# Taking a break (too much to do!)



## Nikki (Jul 11, 2000)

I think im going to take a break for a bit. I have lots of stuff to sort out in my life and on top of that a whole load of coursework deadlines and exams.Wish me luck.Spliff


----------



## BQ (May 22, 2000)

(((((((Spliff))))))) Keeping ya close in thought as you head into the final stretch of your school challenges this week. You will do great!!!!! You are so smart and I know you will be able to do your best.So all the best and know we are all pulling for you.







BQ


----------



## Nikki (Jul 11, 2000)

Its not just school work i need to get my head round!


----------



## BQ (May 22, 2000)

((((Spliff)))) lol We could ALL say that! We are all working on stuff with ourselves. And trying to get our 'heads around' new things and that is good. We are all learning constantly. Hang in there and take it 1 thing at a time. Keeping ya close.







BQ


----------



## Nikki (Jul 11, 2000)

Sorry, before i retire for the week, or however long-I just have to do my happy dance!

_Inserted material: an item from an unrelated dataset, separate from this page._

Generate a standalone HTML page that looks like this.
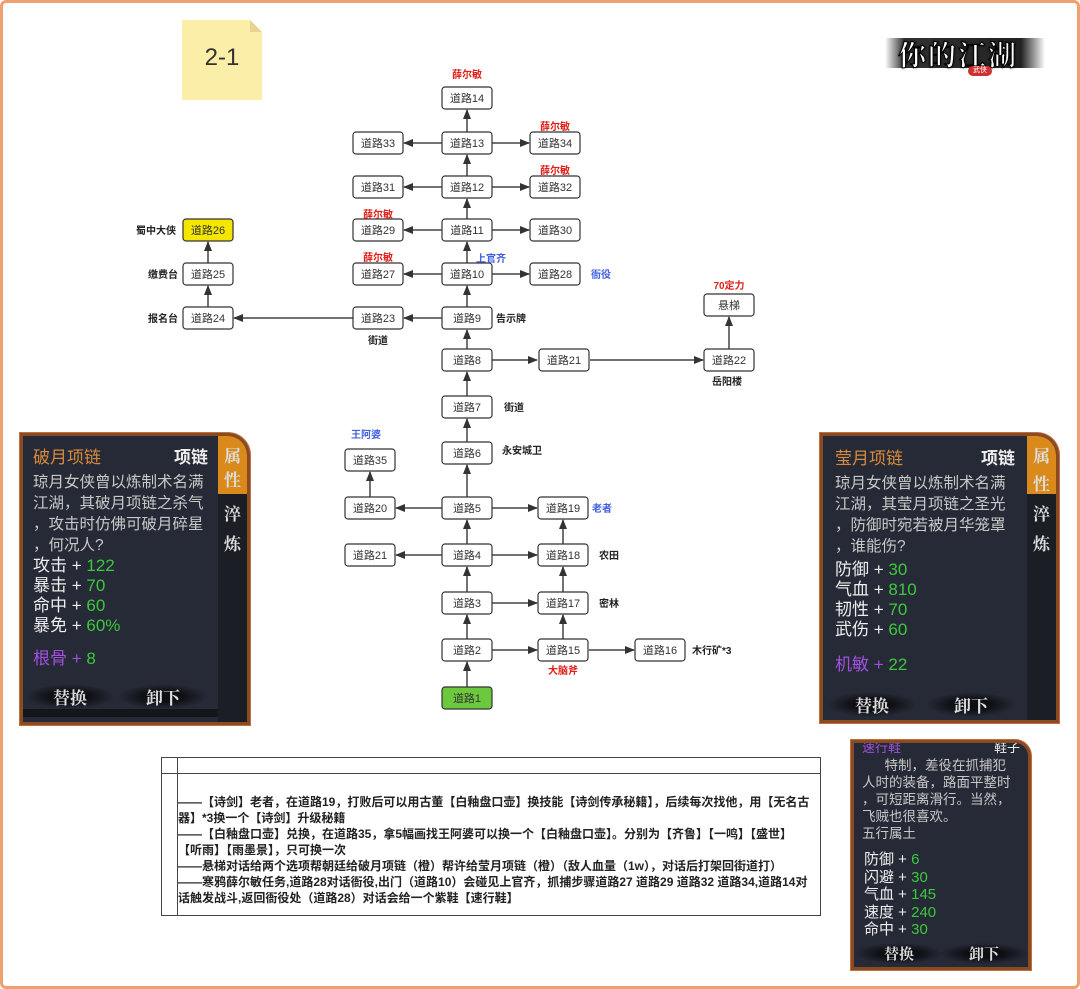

I finished another essay and its only 1.30am! Woo Hoo! Despite some phone related interruptions by a certain individual that shall remain nameless!







Yes MIKE that means you. Please don't scare me like that again.


----------



## eric (Jul 8, 1999)

Spliff, glad your taking a break and focusing on your school work and life, for now. I think this is good and remember were here. Also not to add more pressure to you but a lot of us here have helped you out and expect nothing less then you become the PM of the UK. So hit the books girl.


----------